For driver-automation collaborative driving, accurately monitoring driver state
in smart cockpits is crucial for enhancing safety, comfort, and human-computer
interactions. However, existing research lacks clarity regarding the
relationships among driver states, and there is no consensus on the optimal
physiological channels to reliably capture these states. This study examined
three critical psychological constructs (i.e., perceived risk, trust in the
automated driving system, and driver fatigue) using a 37-participant driving
simulation experiment. We manipulated multiple factors to induce distinct driver
states among participants and recorded subjective scale ratings, heart rate
variability, galvanic skin response, and eye movement data. Subjective scale
ratings were adopted as the ground truth to examine the corresponding
measurement relationships between different physiological signals and the three
targeted dimensions of driver states. Our results proved that perceived risk,
trust, and fatigue were independent constructs and exhibited distinct and
significant associations with physiological metrics from corresponding
measurement channels.
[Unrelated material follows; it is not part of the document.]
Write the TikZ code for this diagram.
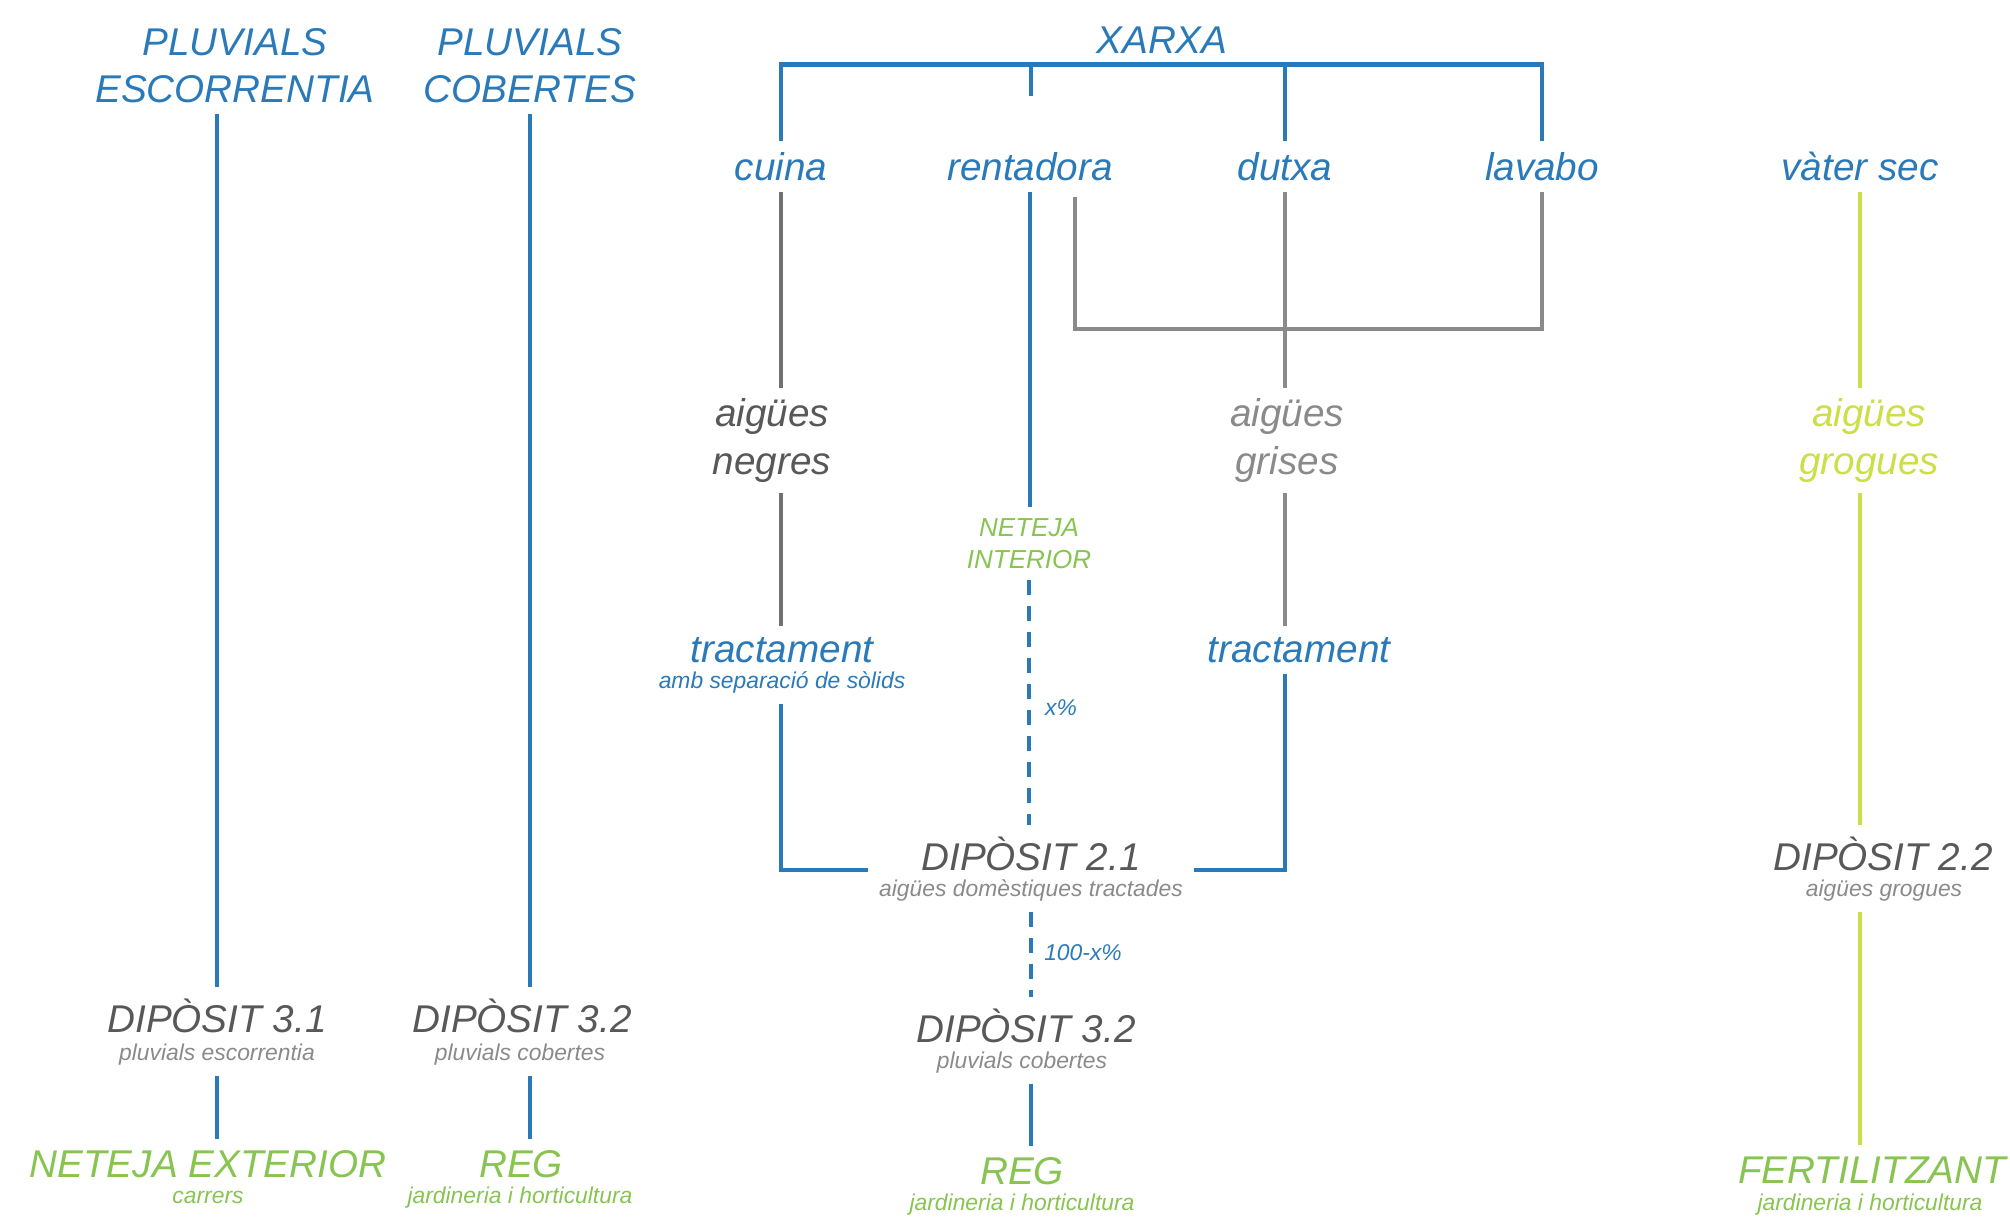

Specifically, perceived risk correlated with sympathetic
and parasympathetic activation, as reflected by heart rate variability metrics
such as standard deviation of normal-to-normal intervals and root mean square of
successive differences. Trust exhibited negative correlations with galvanic skin
response indicators of physiological arousal, including skin conductance level
and skin conductance responses, etc. Fatigue, meanwhile, showed consistent
correlations with eye movement metrics like percentage of eye closure and mean
fixation duration. These findings validate the specificity of physiological
metrics as objective indicators for each driver state construct, highlighting
their potential for real-time in-cabin monitoring, and contributes to improving
traffic safety and comfort of automated vehicles.